To be done>
Find all lines in the records that include the word "this", and copy them out.

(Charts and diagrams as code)
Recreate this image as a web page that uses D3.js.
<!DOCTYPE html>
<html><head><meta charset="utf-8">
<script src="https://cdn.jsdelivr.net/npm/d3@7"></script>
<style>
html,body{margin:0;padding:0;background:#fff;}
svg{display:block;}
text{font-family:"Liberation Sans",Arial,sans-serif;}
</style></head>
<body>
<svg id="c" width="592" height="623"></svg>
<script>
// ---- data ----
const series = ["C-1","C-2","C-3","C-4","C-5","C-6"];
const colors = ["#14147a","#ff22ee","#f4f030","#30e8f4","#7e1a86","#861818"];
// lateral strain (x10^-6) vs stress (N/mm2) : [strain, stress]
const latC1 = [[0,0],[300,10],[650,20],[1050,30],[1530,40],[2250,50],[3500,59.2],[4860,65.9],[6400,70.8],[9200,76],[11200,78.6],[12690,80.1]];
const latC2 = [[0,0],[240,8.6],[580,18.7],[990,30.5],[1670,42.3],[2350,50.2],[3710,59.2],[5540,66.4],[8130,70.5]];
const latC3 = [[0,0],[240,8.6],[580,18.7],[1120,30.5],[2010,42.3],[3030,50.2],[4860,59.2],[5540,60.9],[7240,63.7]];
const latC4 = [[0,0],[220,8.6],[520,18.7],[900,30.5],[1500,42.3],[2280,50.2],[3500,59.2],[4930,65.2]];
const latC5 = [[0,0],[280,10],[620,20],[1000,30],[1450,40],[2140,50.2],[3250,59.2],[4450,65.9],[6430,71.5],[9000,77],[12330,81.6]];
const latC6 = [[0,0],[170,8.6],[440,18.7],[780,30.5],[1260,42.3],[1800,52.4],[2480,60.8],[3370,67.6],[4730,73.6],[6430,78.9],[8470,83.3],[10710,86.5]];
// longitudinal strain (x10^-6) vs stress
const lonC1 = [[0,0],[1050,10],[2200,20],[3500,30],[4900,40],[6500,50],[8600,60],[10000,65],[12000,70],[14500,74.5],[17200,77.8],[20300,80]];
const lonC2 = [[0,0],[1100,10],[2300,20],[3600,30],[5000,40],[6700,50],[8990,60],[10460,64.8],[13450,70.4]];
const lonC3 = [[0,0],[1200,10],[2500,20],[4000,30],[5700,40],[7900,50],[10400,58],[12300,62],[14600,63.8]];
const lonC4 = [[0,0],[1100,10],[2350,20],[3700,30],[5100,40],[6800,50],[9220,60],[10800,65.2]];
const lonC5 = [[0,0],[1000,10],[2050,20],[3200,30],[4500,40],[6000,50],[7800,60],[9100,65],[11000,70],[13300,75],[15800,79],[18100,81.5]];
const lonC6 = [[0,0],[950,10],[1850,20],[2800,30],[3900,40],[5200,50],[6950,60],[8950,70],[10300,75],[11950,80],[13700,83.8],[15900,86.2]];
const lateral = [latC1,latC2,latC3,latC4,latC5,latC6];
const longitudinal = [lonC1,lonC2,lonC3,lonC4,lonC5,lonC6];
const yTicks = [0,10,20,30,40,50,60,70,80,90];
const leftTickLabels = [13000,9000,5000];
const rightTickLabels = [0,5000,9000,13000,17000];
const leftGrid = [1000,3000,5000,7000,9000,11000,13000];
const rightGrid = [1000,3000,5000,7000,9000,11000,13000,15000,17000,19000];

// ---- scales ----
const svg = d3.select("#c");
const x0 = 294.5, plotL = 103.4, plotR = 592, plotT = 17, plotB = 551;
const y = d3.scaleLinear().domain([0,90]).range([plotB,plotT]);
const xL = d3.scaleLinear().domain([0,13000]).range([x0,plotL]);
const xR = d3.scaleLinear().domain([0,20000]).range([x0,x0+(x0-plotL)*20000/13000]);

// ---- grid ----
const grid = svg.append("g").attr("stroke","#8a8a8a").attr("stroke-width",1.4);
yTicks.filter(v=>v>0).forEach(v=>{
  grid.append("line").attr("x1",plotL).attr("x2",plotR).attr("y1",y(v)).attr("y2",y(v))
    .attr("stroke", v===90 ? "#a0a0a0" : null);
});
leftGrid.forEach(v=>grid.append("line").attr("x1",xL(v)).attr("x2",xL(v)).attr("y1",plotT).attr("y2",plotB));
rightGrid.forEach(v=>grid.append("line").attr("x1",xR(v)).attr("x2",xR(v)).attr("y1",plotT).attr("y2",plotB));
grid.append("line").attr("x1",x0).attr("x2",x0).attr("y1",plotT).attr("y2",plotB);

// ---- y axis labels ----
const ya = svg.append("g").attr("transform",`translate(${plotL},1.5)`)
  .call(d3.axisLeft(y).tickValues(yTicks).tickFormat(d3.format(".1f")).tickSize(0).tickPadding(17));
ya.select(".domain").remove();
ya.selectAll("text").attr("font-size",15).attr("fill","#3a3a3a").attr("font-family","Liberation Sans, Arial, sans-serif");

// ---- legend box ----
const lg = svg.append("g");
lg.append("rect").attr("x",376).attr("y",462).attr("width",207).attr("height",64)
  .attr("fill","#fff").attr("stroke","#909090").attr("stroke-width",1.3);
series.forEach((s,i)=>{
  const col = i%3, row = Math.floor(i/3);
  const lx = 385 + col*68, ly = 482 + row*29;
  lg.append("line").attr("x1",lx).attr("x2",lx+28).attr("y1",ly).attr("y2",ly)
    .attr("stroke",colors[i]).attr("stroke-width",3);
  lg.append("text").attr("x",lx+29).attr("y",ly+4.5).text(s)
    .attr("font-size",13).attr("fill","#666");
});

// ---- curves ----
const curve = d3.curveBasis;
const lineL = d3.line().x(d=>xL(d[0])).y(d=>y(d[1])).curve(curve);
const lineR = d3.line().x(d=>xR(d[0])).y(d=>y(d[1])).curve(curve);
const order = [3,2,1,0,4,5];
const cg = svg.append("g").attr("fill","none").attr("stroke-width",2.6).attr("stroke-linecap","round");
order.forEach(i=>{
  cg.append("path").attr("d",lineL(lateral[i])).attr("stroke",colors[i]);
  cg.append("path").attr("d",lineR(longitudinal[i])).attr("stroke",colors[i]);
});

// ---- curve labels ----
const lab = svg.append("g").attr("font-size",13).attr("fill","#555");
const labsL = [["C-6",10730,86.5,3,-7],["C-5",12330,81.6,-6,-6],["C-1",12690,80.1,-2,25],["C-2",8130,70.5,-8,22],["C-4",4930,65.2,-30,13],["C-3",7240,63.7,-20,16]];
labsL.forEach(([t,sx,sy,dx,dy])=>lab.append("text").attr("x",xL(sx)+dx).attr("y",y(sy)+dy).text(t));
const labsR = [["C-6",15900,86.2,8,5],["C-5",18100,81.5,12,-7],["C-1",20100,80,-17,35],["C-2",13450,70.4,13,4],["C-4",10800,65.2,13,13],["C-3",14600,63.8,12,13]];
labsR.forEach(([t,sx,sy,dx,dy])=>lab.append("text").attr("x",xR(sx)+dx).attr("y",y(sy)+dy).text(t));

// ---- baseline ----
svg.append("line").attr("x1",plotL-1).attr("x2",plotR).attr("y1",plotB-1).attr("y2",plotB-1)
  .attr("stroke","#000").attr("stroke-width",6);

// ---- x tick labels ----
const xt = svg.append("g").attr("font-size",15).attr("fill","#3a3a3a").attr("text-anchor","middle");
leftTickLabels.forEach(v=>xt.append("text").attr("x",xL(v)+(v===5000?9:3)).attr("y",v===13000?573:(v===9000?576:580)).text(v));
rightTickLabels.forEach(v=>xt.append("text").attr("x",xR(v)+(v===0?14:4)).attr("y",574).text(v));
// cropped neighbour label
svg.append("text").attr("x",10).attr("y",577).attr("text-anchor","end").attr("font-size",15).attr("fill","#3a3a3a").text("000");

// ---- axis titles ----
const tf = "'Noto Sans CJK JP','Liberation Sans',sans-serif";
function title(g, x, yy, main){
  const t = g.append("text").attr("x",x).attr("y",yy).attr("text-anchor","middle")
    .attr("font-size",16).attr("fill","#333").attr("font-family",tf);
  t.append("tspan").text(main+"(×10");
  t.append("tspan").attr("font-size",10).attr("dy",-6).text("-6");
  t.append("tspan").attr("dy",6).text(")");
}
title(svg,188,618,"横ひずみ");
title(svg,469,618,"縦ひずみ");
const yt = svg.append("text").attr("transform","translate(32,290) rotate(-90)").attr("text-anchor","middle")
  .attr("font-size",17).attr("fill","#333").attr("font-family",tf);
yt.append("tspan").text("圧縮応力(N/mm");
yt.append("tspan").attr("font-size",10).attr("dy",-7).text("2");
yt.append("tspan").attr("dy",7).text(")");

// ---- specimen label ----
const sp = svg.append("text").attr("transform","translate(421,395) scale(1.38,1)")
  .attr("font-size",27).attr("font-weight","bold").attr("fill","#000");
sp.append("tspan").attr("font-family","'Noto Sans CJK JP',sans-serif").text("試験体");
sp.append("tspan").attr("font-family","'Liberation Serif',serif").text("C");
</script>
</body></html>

--

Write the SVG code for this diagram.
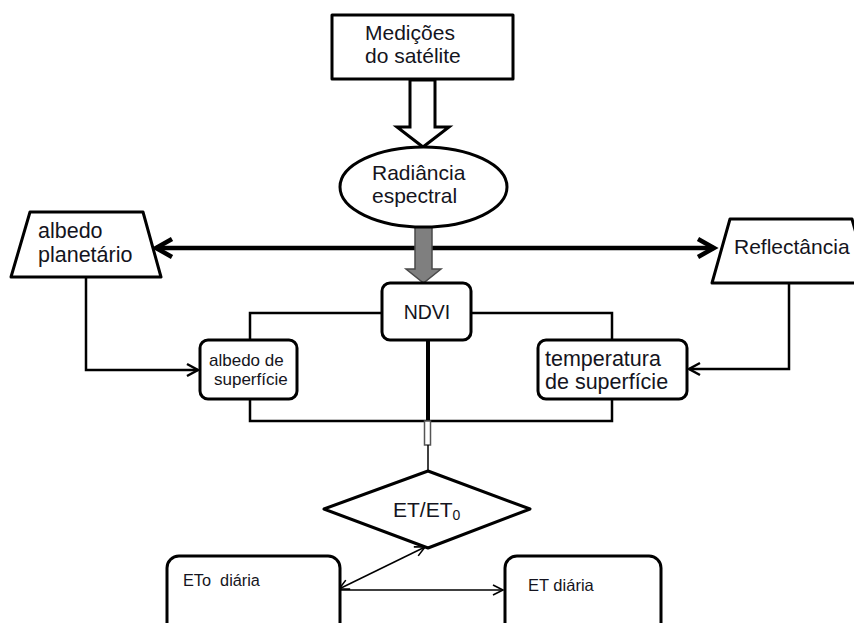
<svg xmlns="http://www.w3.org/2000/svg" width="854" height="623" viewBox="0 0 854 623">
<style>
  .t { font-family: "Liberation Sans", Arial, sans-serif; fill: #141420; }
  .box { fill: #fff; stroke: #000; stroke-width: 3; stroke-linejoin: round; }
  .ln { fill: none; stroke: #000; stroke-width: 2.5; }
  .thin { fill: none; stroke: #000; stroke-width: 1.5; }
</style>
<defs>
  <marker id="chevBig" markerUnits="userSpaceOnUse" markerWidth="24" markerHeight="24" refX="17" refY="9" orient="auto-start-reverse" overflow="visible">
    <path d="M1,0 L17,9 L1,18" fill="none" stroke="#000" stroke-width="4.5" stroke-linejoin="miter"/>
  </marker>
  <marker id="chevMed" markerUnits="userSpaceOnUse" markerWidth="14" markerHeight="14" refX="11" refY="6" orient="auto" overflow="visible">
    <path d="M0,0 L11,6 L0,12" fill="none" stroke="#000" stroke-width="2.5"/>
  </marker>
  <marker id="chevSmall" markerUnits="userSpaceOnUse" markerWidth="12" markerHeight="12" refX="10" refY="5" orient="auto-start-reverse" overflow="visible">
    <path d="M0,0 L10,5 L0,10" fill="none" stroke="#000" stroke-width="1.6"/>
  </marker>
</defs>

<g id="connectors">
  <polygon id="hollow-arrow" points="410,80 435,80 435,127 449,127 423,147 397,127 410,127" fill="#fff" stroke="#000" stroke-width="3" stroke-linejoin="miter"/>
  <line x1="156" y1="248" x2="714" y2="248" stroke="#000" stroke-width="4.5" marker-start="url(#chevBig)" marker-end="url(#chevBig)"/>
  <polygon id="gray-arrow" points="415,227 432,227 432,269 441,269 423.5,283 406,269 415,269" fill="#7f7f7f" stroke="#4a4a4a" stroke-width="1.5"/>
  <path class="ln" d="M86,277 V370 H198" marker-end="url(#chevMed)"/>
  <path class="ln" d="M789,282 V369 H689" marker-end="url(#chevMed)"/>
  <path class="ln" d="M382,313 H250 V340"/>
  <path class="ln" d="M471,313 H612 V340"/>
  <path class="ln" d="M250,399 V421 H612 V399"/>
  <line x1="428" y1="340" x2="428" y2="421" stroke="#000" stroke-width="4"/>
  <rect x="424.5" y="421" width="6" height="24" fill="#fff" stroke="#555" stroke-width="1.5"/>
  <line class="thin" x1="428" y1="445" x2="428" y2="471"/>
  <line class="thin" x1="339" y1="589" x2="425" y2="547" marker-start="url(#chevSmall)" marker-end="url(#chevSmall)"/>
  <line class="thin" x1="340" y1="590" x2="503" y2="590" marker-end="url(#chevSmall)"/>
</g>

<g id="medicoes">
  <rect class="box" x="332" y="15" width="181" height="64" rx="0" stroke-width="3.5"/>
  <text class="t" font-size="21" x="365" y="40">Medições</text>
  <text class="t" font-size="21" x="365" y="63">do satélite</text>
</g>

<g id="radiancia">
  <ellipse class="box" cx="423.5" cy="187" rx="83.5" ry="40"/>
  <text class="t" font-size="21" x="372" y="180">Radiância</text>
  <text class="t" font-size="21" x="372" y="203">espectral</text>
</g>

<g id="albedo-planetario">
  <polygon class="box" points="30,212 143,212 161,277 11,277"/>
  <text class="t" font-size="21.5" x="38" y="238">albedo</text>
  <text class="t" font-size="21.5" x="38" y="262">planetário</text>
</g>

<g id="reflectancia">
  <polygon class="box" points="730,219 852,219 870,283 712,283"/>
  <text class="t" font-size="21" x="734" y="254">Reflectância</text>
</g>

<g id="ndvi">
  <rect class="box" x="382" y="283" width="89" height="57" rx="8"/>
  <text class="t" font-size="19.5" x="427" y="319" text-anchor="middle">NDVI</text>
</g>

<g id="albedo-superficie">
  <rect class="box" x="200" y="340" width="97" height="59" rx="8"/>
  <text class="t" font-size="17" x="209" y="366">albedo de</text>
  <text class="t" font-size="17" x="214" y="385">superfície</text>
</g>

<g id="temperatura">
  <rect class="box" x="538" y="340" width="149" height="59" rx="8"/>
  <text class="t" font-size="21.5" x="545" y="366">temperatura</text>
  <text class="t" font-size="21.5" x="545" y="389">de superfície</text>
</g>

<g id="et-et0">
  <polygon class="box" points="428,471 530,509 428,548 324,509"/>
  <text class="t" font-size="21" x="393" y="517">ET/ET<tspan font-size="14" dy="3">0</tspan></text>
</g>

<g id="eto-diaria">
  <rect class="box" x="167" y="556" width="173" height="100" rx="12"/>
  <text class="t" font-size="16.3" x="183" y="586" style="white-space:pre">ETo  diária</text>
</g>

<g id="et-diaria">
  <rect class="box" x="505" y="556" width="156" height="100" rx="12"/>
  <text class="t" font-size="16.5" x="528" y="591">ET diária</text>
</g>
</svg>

Task output>
Recreate this image as a web page that uses D3.js.
Write the SVG code for this diagram.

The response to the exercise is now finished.